[yocto] Creating a volatile image

ChenQi Qi.Chen at windriver.com
Wed Jul 3 01:13:15 PDT 2013


On 07/03/2013 03:48 PM, Paul D. DeRocco wrote:
> When an .hddimg image is used on a hard disk or flash drive, the target root
> directory is implemented as a loop device referring to the rootfs.img file
> contained in that drive. This means it is a true non-volatile file system.
> Is there a way to make the entire file system volatile?
Three ways to achieve this goal.

1. If you're using yocto 3.8 kernel, you can enable aufs by add the 
following line to local.conf.
KERNEL_FEATURES_append = " features/aufs/aufs-enable.scc"
This will enable the aufs support and your live image (iso or hddimg) 
will appear to be writable.
This aufs support in live image is added recently.
commit: 29e55997caeb9c6367f9a340e153f829228f36ed
subject: init-live.sh: try to make a union mount when possible

2. If you're using other kernel versions, an option is to use 
device-mapping.
But you might need to write your own recipe to include the dmsetup 
command into the image.
In addition, you need to modify the init-live.sh script a little.
dmsetup is not used in OE/Yocto for now.
ArchLinux uses this method to make its liveCD version work.

3. As a temporary workaround, you can bind mount the directory you need 
to write to with a tmpfs.
e.g.
mkdir -p /var/volatile/lib
mount --bind /var/lib /var/volatile/lib


Best Regards,
Chen Qi

> I'm trying to ensure that my flash drive is written to as rarely as
> possible. To this end, I'm putting my app's volatile data on a separate
> partition, and I'd like to run the OS out of a big ramdisk, loading it on
> startup and then discarding it on shutdown. In other words, I want a
> Groundhog Day system, which always boots up as though it is a brand new
> clean install.
>
> I've spent a couple hours trying to decipher various .bbclass files,
> Googling about the various file systems, and so on, and I haven't seen
> anything that looks like this capability is already provided somehow in the
> Yocto system. Is there an easy way to do this?

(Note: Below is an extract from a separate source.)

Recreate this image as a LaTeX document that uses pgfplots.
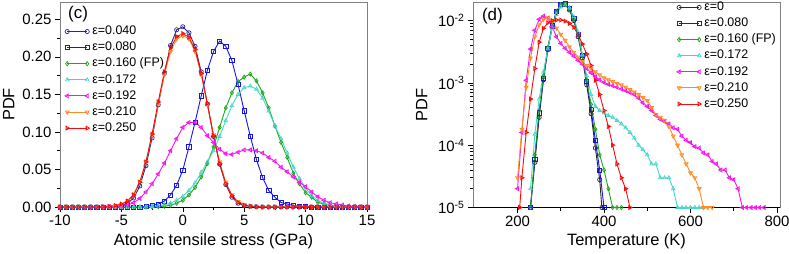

Or is there only a hard way
> to do it, involving way more expertise in the build system than I've got?
>
> Alternatively, is it practical to make the existing file system readonly? My
> system is based on core-image-base, with no graphics. What will break if it
> can't write to anything outside of /tmp or /run or /media/ram or
> /var/volatile? And is there a built-in way to do that?